Technology has long since become an integral part and parcel of how organizations function and conduct their business. As companies grow and increase the number of their policyholders, the data residing in their databases also increases exponentially in both volume and variety. The need to make meaningful analysis of this data also arises. This calls for a big data analytics solution. Insurers rely upon big data analytics heavily to make sense of huge volumes of data residing in their databases. This blog explores ways big data analytics has impacted the insurance industry.

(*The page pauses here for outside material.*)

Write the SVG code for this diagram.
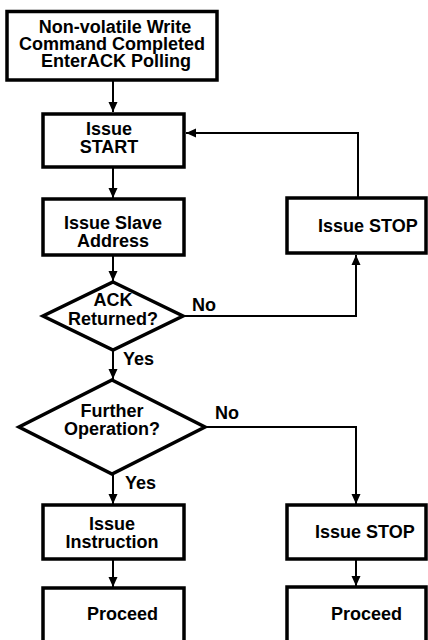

Big Data and the Insurance Industry

Insurance companies have always run on data – no question about it. They have relied and run upon the visible, in-house, and structured data such as customer data on the policy form, historical behavior of policy renewal or termination, etc. But insurers can rely upon many more sources of data such as social media profiles and their behavior, claims notes and internal notes, publicly available government data such as criminal records, bankruptcies, foreclosures, etc. These forms of unstructured data call upon new storage technologies, and computing systems to handle such vast amounts of data. This is called big data and in order to make sense of the same, one must employ big data analytics. In order to succeed and compete in such a competitive industry, insurance firms have to employ big data analytics to reap the benefits it offers.


Impact of Big Data Analytics on the Insurance Industry

Fraud Prevention and Detection

One of the biggest issues insurance companies are facing right now is fraud. According to industry findings, every 1 out of ten claims filed is a fraudulent one. Such fraudulent claims waste resources meant for genuine claims and drive up the premium for other policyholders. While detecting fraudulent claims, a lot of processing has to be done within a short amount of time and on a huge volume of data. Big data analytics can deliver insights in a very short amount of time or near real-time. Such analytics techniques can sift through a huge amount of data and compare whether an applicant has past fraud convictions. Also, predictive modeling analytics techniques can study trends in the applicant’s claim record and third-party data to determine if he is predisposed to make a fraudulent claim. Methodologies in data analytics such as database searches, modeling, text mining, and exception reporting are used in identifying fraudulent claims. For example, a large property and casualty firm increased the fraud detection success rate from 50 percent to 88 percent and also reduced the time required to refer questionable claims for investigation by nearly 95 percent by leveraging big data analytics.

Proper Fund Balancing

Insurers maintain huge amounts of funds against potential claims. It is nearly impossible to predict when a potential claim might arise. But with the rise of IoT and social media data, big data analytics techniques can predict with a high accuracy when this might happen. Big data analytics techniques can help optimize the reserve funds against potential claims.

Customer Segmentation

Insurers can group customers based on parameters such as age, gender, location etc. Within a particular group, applying the same premium makes sense as this compensates the high-risk customers with premiums from low-risk customers. Big data analytics techniques can help insurers group customers better, optimize risk, and understand trends and patterns among customers to make better decisions.

Pricing and Underwriting

Estimating the price of an insurance policy based on various complex risk assessment procedures is the bread and butter of the insurance companies. In its latest report, The European Insurance and Occupational Pensions Authority found out that this area was benefitted in a major way with the use of big data analytics techniques. The sectors seeing the most benefit with the use of smart IoT devices generating data in real-time are motor, health and life insurance. Big data analytics can help tailor customized premiums based on individual behavior and also insights generated from big data analytics can help create customized policies for individual users.


The adoption of big data analytics solutions by the insurance industry is rising. Insurance companies have invested $3.6 billion in 2021. Companies investing in big data analytics have seen 30 percent more efficiency, 40 to 70 percent cost savings and 60 percent increase in fraud detection rates that benefit both the customers and companies themselves. Big data analytics techniques have changed the insurance industry for good. Its implications have allowed insurance firms to target their customers more precisely.